What to work on: Scan the listing below for the word "that" and state how many lines hold it. Write nothing but the number.

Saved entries
══════════

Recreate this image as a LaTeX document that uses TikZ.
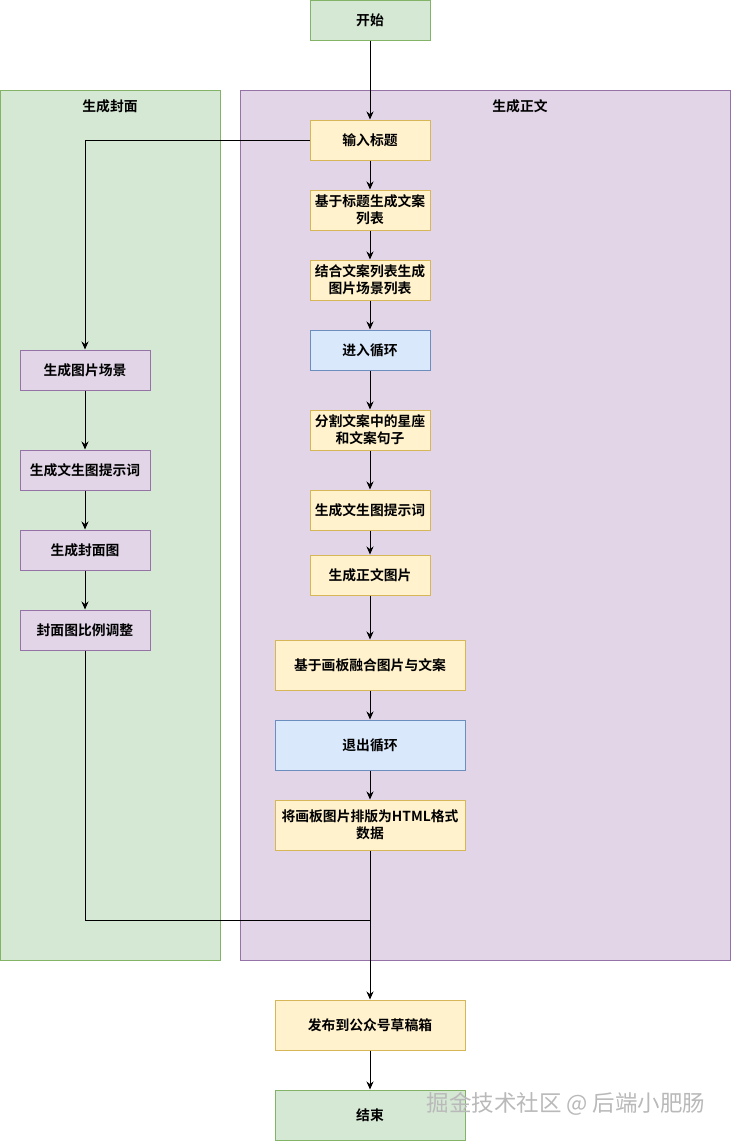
\documentclass[tikz,border=0pt]{standalone}
\usepackage{fontspec}
\setmainfont{Liberation Sans}
\newfontfamily\cjk{Noto Sans CJK SC}[BoldFont={Noto Sans CJK SC Bold}]
\usetikzlibrary{arrows.meta}
\definecolor{gfill}{HTML}{D5E8D4}\definecolor{gline}{HTML}{82B366}
\definecolor{pfill}{HTML}{E1D5E7}\definecolor{pline}{HTML}{9673A6}
\definecolor{yfill}{HTML}{FFF2CC}\definecolor{yline}{HTML}{D6B656}
\definecolor{bfill}{HTML}{DAE8FC}\definecolor{bline}{HTML}{6C8EBF}
\tikzset{
  base/.style={draw, line width=1pt, inner sep=0pt, align=center,
    font=\cjk\bfseries\fontsize{13.8}{16.7}\selectfont},
  gbox/.style={base, fill=gfill, draw=gline},
  pbox/.style={base, fill=pfill, draw=pline},
  ybox/.style={base, fill=yfill, draw=yline},
  bbox/.style={base, fill=bfill, draw=bline},
  narrow/.style={minimum width=120pt, minimum height=40pt},
  left/.style={minimum width=130pt, minimum height=40pt},
  wide/.style={minimum width=190pt, minimum height=50pt},
  cont/.style={draw, line width=1pt, inner sep=0pt},
  ctitle/.style={font=\cjk\bfseries\fontsize{13.8}{16.7}\selectfont, inner sep=0pt},
  conn/.style={line width=1pt, -{Stealth[length=8pt,width=7pt]}},
  plain/.style={line width=1pt}
}
\begin{document}
\begin{tikzpicture}[x=1pt,y=-1pt]
\useasboundingbox (0,0) rectangle (731,1141);
% containers
\node[cont, fill=gfill, draw=gline, minimum width=220pt, minimum height=870pt] (lc) at (110,525) {};
\node[cont, fill=pfill, draw=pline, minimum width=490pt, minimum height=870pt] (rc) at (485,525) {};
\node[ctitle] (lct) at (110,106) {生成封面};
\node[ctitle] (rct) at (520,106) {生成正文};
% main column
\node[gbox, narrow] (start) at (370,20) {开始};
\node[ybox, narrow] (n1) at (370,140) {输入标题};
\node[ybox, narrow] (n2) at (370,210) {基于标题生成文案\\列表};
\node[ybox, narrow] (n3) at (370,280) {结合文案列表生成\\图片场景列表};
\node[bbox, narrow] (n4) at (370,350) {进入循环};
\node[ybox, narrow] (n5) at (370,430) {分割文案中的星座\\和文案句子};
\node[ybox, narrow] (n6) at (370,510) {生成文生图提示词};
\node[ybox, narrow] (n7) at (370,575) {生成正文图片};
\node[ybox, wide] (n8) at (370,665) {基于画板融合图片与文案};
\node[bbox, wide] (n9) at (370,745) {退出循环};
\node[ybox, wide] (n10) at (370,825) {将画板图片排版为HTML格式\\数据};
\node[ybox, wide] (n11) at (370,1025) {发布到公众号草稿箱};
\node[gbox, wide] (end) at (370,1115) {结束};
% left column
\node[pbox, left] (l1) at (85,370) {生成图片场景};
\node[pbox, left] (l2) at (85,470) {生成文生图提示词};
\node[pbox, left] (l3) at (85,550) {生成封面图};
\node[pbox, left] (l4) at (85,630) {封面图比例调整};
% connectors
\draw[conn] (start) -- (n1);
\draw[conn] (n1) -- (n2);
\draw[conn] (n2) -- (n3);
\draw[conn] (n3) -- (n4);
\draw[conn] (n4) -- (n5);
\draw[conn] (n5) -- (n6);
\draw[conn] (n6) -- (n7);
\draw[conn] (n7) -- (n8);
\draw[conn] (n8) -- (n9);
\draw[conn] (n9) -- (n10);
\draw[conn] (n10) -- (n11);
\draw[conn] (n11) -- (end);
\draw[conn] (n1.west) -| (l1.north);
\draw[conn] (l1) -- (l2);
\draw[conn] (l2) -- (l3);
\draw[conn] (l3) -- (l4);
\coordinate (j) at (370,920);
\draw[plain] (l4.south) |- (j);
% watermark
\node[font=\cjk\fontsize{22.5}{26}\selectfont, text=gray!55, inner sep=0pt] (wm) at (566,1104) {掘金技术社区 @ 后端小肥肠};
\end{tikzpicture}
\end{document}
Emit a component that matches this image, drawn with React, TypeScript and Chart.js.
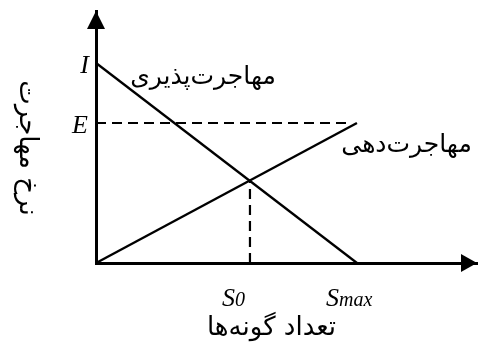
import React, { useEffect, useRef } from "react";
import { Chart, registerables } from "chart.js";

Chart.register(...registerables);

// ---- data ----
const xRange = [0, 14.6];
const yRange = [0, 12.6];
const immigrationX = [0, 10];
const immigrationY = [10, 0];
const emigrationX = [0, 10];
const emigrationY = [0, 7];
const eLevel = 7;
const eLineEndX = 9.8;
const iLevel = 10;
const s0Value = 5.9;
const s0Top = 4.1;
const sMaxValue = 10;
const immigrationLabel = "مهاجرت\u200cپذیری";
const emigrationLabel = "مهاجرت\u200cدهی";
const xTitle = "تعداد گونه\u200cها";
const yTitle = "نرخ مهاجرت";
const iTick = "I";
const eTick = "E";
const s0Tick = ["S", "0"];
const sMaxTick = ["S", "max"];

const PERSIAN_FONT = "'DejaVu Sans', sans-serif";
const SERIF_FONT = "'Liberation Serif', 'DejaVu Serif', serif";

const annotatePlugin = {
  id: "annotate",
  afterDraw(chart: any) {
    const { ctx, chartArea, scales } = chart;
    const x = scales.x;
    const y = scales.y;
    ctx.save();
    ctx.fillStyle = "#000";

    // arrow heads
    const axX = x.getPixelForValue(0);
    const axY = y.getPixelForValue(0);
    ctx.beginPath();
    ctx.moveTo(axX, chartArea.top);
    ctx.lineTo(axX - 9, chartArea.top + 18);
    ctx.lineTo(axX + 9, chartArea.top + 18);
    ctx.closePath();
    ctx.fill();
    ctx.beginPath();
    ctx.moveTo(chartArea.right, axY);
    ctx.lineTo(chartArea.right - 16, axY - 9);
    ctx.lineTo(chartArea.right - 16, axY + 9);
    ctx.closePath();
    ctx.fill();

    // I, E tick labels
    ctx.font = `italic 26px ${SERIF_FONT}`;
    ctx.textAlign = "right";
    ctx.textBaseline = "alphabetic";
    ctx.fillText(iTick, axX - 7, y.getPixelForValue(iLevel) + 10);
    ctx.fillText(eTick, axX - 8, y.getPixelForValue(eLevel) + 10);

    // S0, Smax
    ctx.textAlign = "left";
    const base = axY + 43;
    let sx = x.getPixelForValue(s0Value) - 28;
    ctx.font = `italic 26px ${SERIF_FONT}`;
    ctx.fillText(s0Tick[0], sx, base);
    sx += ctx.measureText(s0Tick[0]).width;
    ctx.font = `italic 20px ${SERIF_FONT}`;
    ctx.fillText(s0Tick[1], sx, base);

    let mx = x.getPixelForValue(sMaxValue) - 31;
    ctx.font = `italic 26px ${SERIF_FONT}`;
    ctx.fillText(sMaxTick[0], mx, base);
    mx += ctx.measureText(sMaxTick[0]).width;
    ctx.font = `italic 20px ${SERIF_FONT}`;
    ctx.fillText(sMaxTick[1], mx, base);

    // line labels
    ctx.font = `25px ${PERSIAN_FONT}`;
    ctx.textAlign = "center";
    ctx.textBaseline = "middle";
    ctx.fillText(immigrationLabel, x.getPixelForValue(4.1), y.getPixelForValue(9.3));
    ctx.fillText(emigrationLabel, x.getPixelForValue(11.9), y.getPixelForValue(5.9));

    // axis titles
    ctx.font = `26px ${PERSIAN_FONT}`;
    ctx.fillText(xTitle, (chartArea.left + chartArea.right) / 2 - 15, axY + 65);
    ctx.save();
    ctx.translate(27, (chartArea.top + axY) / 2 + 11);
    ctx.rotate(Math.PI / 2);
    ctx.fillText(yTitle, 0, 0);
    ctx.restore();

    ctx.restore();
  },
};

function toPoints(xs: number[], ys: number[]) {
  return xs.map((v, i) => ({ x: v, y: ys[i] }));
}

export default function App() {
  const ref = useRef<HTMLCanvasElement>(null);
  useEffect(() => {
    if (!ref.current) return;
    const solid = { borderColor: "#000", borderWidth: 2.4, pointRadius: 0, showLine: true, fill: false, tension: 0 };
    const dashed = { ...solid, borderWidth: 2.2, borderDash: [10, 6] };
    const chart = new Chart(ref.current, {
      type: "scatter",
      data: {
        datasets: [
          { ...solid, data: toPoints(immigrationX, immigrationY) },
          { ...solid, data: toPoints(emigrationX, emigrationY) },
          { ...dashed, data: [{ x: 0, y: eLevel }, { x: eLineEndX, y: eLevel }] },
          { ...dashed, data: [{ x: s0Value, y: 0 }, { x: s0Value, y: s0Top }] },
        ],
      },
      options: {
        responsive: false,
        animation: false,
        layout: { padding: { left: 96, top: 11, right: 2, bottom: 85 } },
        plugins: { legend: { display: false }, tooltip: { enabled: false } },
        scales: {
          x: {
            type: "linear",
            min: xRange[0],
            max: xRange[1],
            grid: { display: false, drawTicks: false },
            ticks: { display: false },
            border: { display: true, color: "#000", width: 3 },
          },
          y: {
            type: "linear",
            min: yRange[0],
            max: yRange[1],
            grid: { display: false, drawTicks: false },
            ticks: { display: false },
            border: { display: true, color: "#000", width: 3 },
          },
        },
      },
      plugins: [annotatePlugin],
    });
    return () => chart.destroy();
  }, []);
  return (
    <div style={{ position: "absolute", left: 0, top: 0, width: 479, height: 348, background: "#fff" }}>
      <canvas ref={ref} width={479} height={348} style={{ display: "block" }} />
    </div>
  );
}
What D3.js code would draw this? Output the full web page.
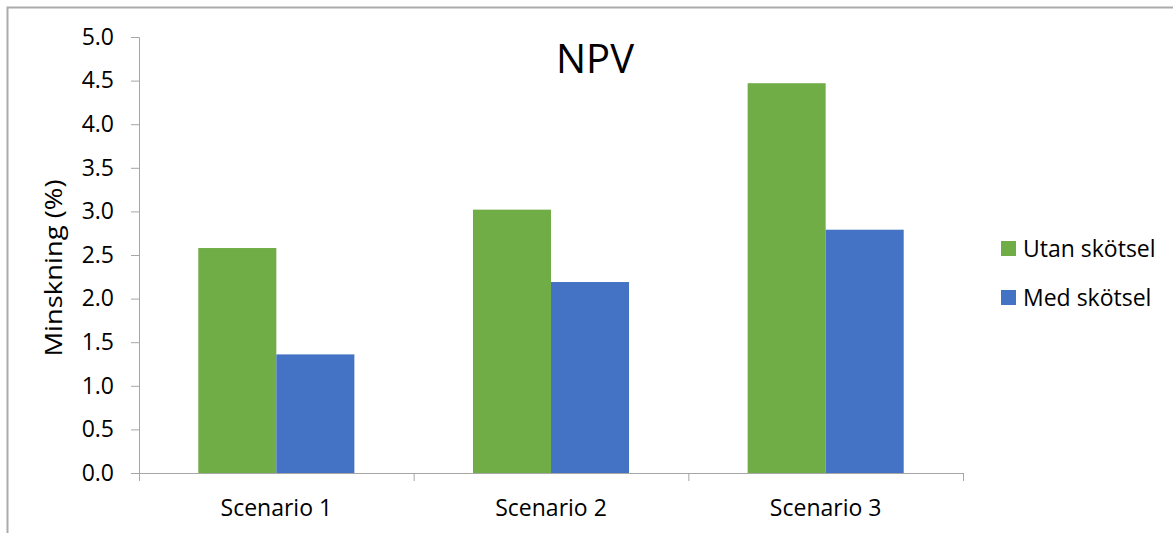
<!DOCTYPE html>
<html>
<head>
<meta charset="utf-8">
<script src="https://cdn.jsdelivr.net/npm/d3@7"></script>
<style>
  body { margin: 0; background: #fff; }
  svg { display: block; font-family: "Open Sans", sans-serif; }
</style>
</head>
<body>
<svg id="chart" width="1173" height="533"></svg>
<script>
// chart data
const scenarios = ['Scenario 1', 'Scenario 2', 'Scenario 3'];
const seriesNames = ['Utan skötsel', 'Med skötsel'];
const utanSkotsel = [2.58, 3.02, 4.47];
const medSkotsel = [1.36, 2.19, 2.79];
const yTicks = [0, 0.5, 1, 1.5, 2, 2.5, 3, 3.5, 4, 4.5, 5];
const colors = ['#70AD47', '#4472C4'];

const svg = d3.select('#chart');
const plotLeft = 139, plotRight = 963, plotTop = 37, plotBottom = 473;
const axisColor = '#A6A6A6';
const fontFam = '"Open Sans", sans-serif';

// outer chart border (only top/left visible in the original)
svg.append('rect')
  .attr('x', 7.5).attr('y', 7.5)
  .attr('width', 1200).attr('height', 600)
  .attr('fill', 'none')
  .attr('stroke', '#ABABAB')
  .attr('stroke-width', 2);

const x = d3.scaleBand().domain(scenarios).range([plotLeft, plotRight]);
const inner = d3.scaleBand().domain(seriesNames)
  .range([0, x.bandwidth()])
  .paddingInner(0).paddingOuter(0.76);
const y = d3.scaleLinear().domain([0, 5]).range([plotBottom, plotTop]);

// bars
const rows = scenarios.map((s, i) => ({ s, vals: [utanSkotsel[i], medSkotsel[i]] }));
const groups = svg.append('g').selectAll('g')
  .data(rows).join('g')
  .attr('transform', d => `translate(${x(d.s)},0)`);

groups.selectAll('rect')
  .data(d => d.vals.map((v, j) => ({ name: seriesNames[j], v, j })))
  .join('rect')
  .attr('x', d => inner(d.name))
  .attr('width', inner.bandwidth())
  .attr('y', d => y(d.v))
  .attr('height', d => y(0) - y(d.v))
  .attr('fill', d => colors[d.j]);

// y axis
const yAxis = svg.append('g')
  .attr('transform', `translate(${plotLeft},0)`)
  .call(d3.axisLeft(y).tickValues(yTicks).tickFormat(d3.format('.1f')).tickSize(8).tickPadding(17));
yAxis.selectAll('path, line').attr('stroke', axisColor);
yAxis.selectAll('text').attr('font-size', 23).attr('fill', '#000')
  .attr('font-family', fontFam);

// x axis
const xAxis = svg.append('g')
  .attr('transform', `translate(0,${plotBottom})`)
  .call(d3.axisBottom(x).tickSize(0).tickPadding(27));
xAxis.select('.domain').attr('stroke', axisColor);
xAxis.selectAll('text').attr('font-size', 23).attr('fill', '#000')
  .attr('font-family', fontFam);
// category separators
const seps = [plotLeft].concat(scenarios.map(s => x(s) + x.bandwidth()));
svg.append('g').selectAll('line')
  .data(seps).join('line')
  .attr('x1', d => d + 0.5).attr('x2', d => d + 0.5)
  .attr('y1', plotBottom).attr('y2', plotBottom + 8)
  .attr('stroke', axisColor);

// title
svg.append('text')
  .attr('x', 595).attr('y', 73)
  .attr('text-anchor', 'middle')
  .attr('font-size', 40)
  .text('NPV');

// y axis label
svg.append('text')
  .attr('transform', 'translate(62,268) rotate(-90)')
  .attr('text-anchor', 'middle')
  .attr('font-size', 24)
  .attr('textLength', 177)
  .attr('lengthAdjust', 'spacingAndGlyphs')
  .text('Minskning (%)');

// legend
const legend = svg.append('g').selectAll('g')
  .data(seriesNames).join('g')
  .attr('transform', (d, i) => `translate(1001,${241 + i * 49})`);
legend.append('rect')
  .attr('width', 15).attr('height', 15)
  .attr('fill', (d, i) => colors[i]);
legend.append('text')
  .attr('x', 22).attr('y', 15.5)
  .attr('font-size', 23)
  .text(d => d);
</script>
</body>
</html>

══════════

Answer to the exercise: 2